高森寺院めぐり[3] 瑠璃寺の紅白百日紅(サルスベリ)

瑠璃寺山門
瑠璃寺の紅白百日紅
薬師猫神様

大嶋山瑠璃寺 高森町大島山

サルスベリは「百日紅」と漢字で表記され、「ひゃくじつこう」とも読まれます。紅の花が長期間咲くことからこの字が充てられていますが、中国には恋人と百日後に逢う約束をした乙女が、百日目の直前に亡くなり、その後にこの花が咲いたという伝説があるそうです。乙女の深い悲しみ、情念が宿ったように、紅の花は百日間も咲き続けたのです。 

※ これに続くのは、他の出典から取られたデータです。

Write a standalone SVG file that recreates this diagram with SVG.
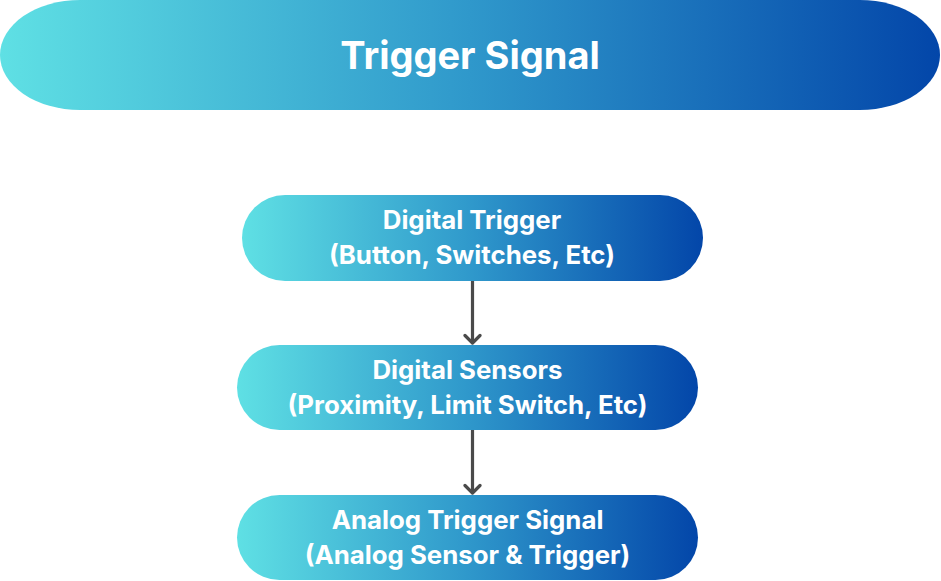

百日紅は夏を代表する花の一つ。名前のとおりお盆過ぎまで、花期はロングラン。花の色は紅のほか、ピンク、白、紫などがあり、樹形も美しいことから寺院などでよく目にします。(※) 

高森町大島山の瑠璃寺では、山門を入った客殿前庭に紅白の百日紅の大木があります。参道脇の枝垂れ桜ほど知られてはいませんが、紅白一対で花を結んだ様は清楚な美しさがあり、清浄な気持ちにさせてくれます。 

同寺は国重文の薬師三尊像、県宝の聖観世音菩薩像、県無形民俗文化財の獅子舞など、名刹に相応しい見どころにあふれています。また新名所として人気なのが、山門手前の「瑠璃の里会館」。ここに安置されている薬師猫神様は、平成19年に養蚕の守り神を起源として、薬師如来の化身としてお迎えした神様です。訪れた際はぜひお詣りください。 

※きれいなサルスベリですが、私は好きではありません。この花を見ると、一年も半分以上が終わったことを知り、焦りがつのり暗い気分になるからです。日が短くなるにつれて色を染めていくサルスベリは、心の焦りの色もどんどん濃く染めていくのです。